Saturday, February 07, 2009

TK

Though I do not share his enthusiasm for shad, and though I am finding the magazine's new site registration policy (and the limits it puts on linking) somewhat irksome from a blog-related standpoint, I liked John McPhee's piece about magazine fact-checking in the latest issue of the New Yorker:
In a freight train a mile and a half long, there is a vital tube of air that runs the full length and controls the brakes. In "Coal Train" (2005), I felt a need for analogy and guessed at one:
The releasing of the air brakes began at the two ends, and moved toward the middle. The train's very long integral air tube was like the air sac of an American eel.
Before long, the checking department was up to its chin in ichthyologists, and I was informed by Josh Hersh that the air sac of an American eel is proportionally a good deal shorter than the air sac in most ordinary fish.

"Who says so?"

"Willy Bemis."

"Oh."

Willy Bemis is to the anatomy of fishes what Eldridge Moores is to tectonics. Willy was the central figure in a book of mine that had been published three years before, parts of which appeared in The New Yorker.
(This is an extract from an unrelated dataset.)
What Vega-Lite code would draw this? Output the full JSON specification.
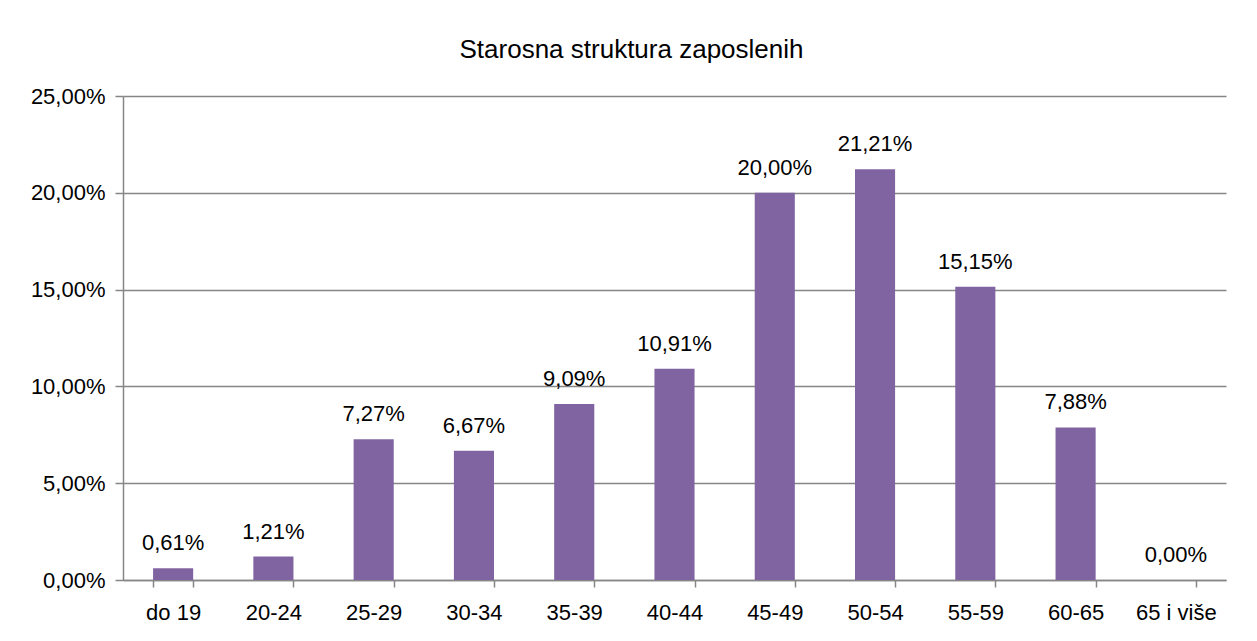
{
  "$schema": "https://vega.github.io/schema/vega-lite/v6.json",
  "width": 1103,
  "height": 484,
  "autosize": {"type": "none"},
  "padding": {"left": 123, "top": 96, "right": 31, "bottom": 61},
  "background": "white",
  "title": {
    "text": "Starosna struktura zaposlenih",
    "font": "Liberation Sans",
    "fontSize": 26,
    "fontWeight": "normal",
    "color": "black",
    "anchor": "middle",
    "frame": "group",
    "dx": -43,
    "dy": 27,
    "baseline": "alphabetic",
    "offset": 28
  },
  "data": {
    "values": [
      {"grupa": "do 19", "udio": 0.0061},
      {"grupa": "20-24", "udio": 0.0121},
      {"grupa": "25-29", "udio": 0.0727},
      {"grupa": "30-34", "udio": 0.0667},
      {"grupa": "35-39", "udio": 0.0909},
      {"grupa": "40-44", "udio": 0.1091},
      {"grupa": "45-49", "udio": 0.2000},
      {"grupa": "50-54", "udio": 0.2121},
      {"grupa": "55-59", "udio": 0.1515},
      {"grupa": "60-65", "udio": 0.0788},
      {"grupa": "65 i više", "udio": 0.0}
    ]
  },
  "encoding": {
    "x": {
      "field": "grupa",
      "type": "nominal",
      "sort": null,
      "scale": {"paddingInner": 0.6, "paddingOuter": 0.3},
      "axis": {
        "title": null,
        "labelAngle": 0,
        "labelFont": "Liberation Sans",
        "labelFontSize": 22,
        "labelColor": "black",
        "labelPadding": 15,
        "tickBand": "extent",
        "tickSize": 7,
        "tickColor": "#868686",
        "tickWidth": 1.5,
        "domainColor": "#868686",
        "domainWidth": 1.5
      }
    },
    "y": {
      "field": "udio",
      "type": "quantitative",
      "scale": {"domain": [0, 0.25], "nice": false},
      "axis": {
        "title": null,
        "values": [0, 0.05, 0.1, 0.15, 0.2, 0.25],
        "format": ".2%",
        "labelFont": "Liberation Sans",
        "labelFontSize": 22,
        "labelColor": "black",
        "labelPadding": 10,
        "tickSize": 8,
        "tickColor": "#868686",
        "tickWidth": 1.5,
        "domainColor": "#868686",
        "domainWidth": 1.5,
        "grid": true,
        "gridColor": "#868686",
        "gridWidth": 1.5
      }
    }
  },
  "layer": [
    {"mark": {"type": "bar", "color": "#8064A2"}},
    {
      "mark": {
        "type": "text",
        "baseline": "alphabetic",
        "dy": -18,
        "font": "Liberation Sans",
        "fontSize": 22,
        "color": "black"
      },
      "encoding": {"text": {"field": "udio", "type": "quantitative", "format": ".2%"}}
    }
  ],
  "config": {
    "locale": {
      "number": {"decimal": ",", "thousands": ".", "grouping": [3], "currency": ["", " €"]}
    },
    "view": {"stroke": null}
  }
}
He had since left the University of Massachusetts to become director of Shoals Marine Laboratory, the offshore classrooms of Cornell University and the University of New Hampshire. I called him in Ithaca to ask what could be done. Ever accommodating, Willy at first tried to rationalize the eel. Maybe its air sac was up to the job after all. Maybe the analogy would work. I said the eel would never make it through the checking department, or, for that matter, past me. We were close to closing, and right offhand Willy was unable to think of a species with a long enough sac. What to do? What else? He called Harvard. The train's very long integral air tube was like the air sac of a rope fish.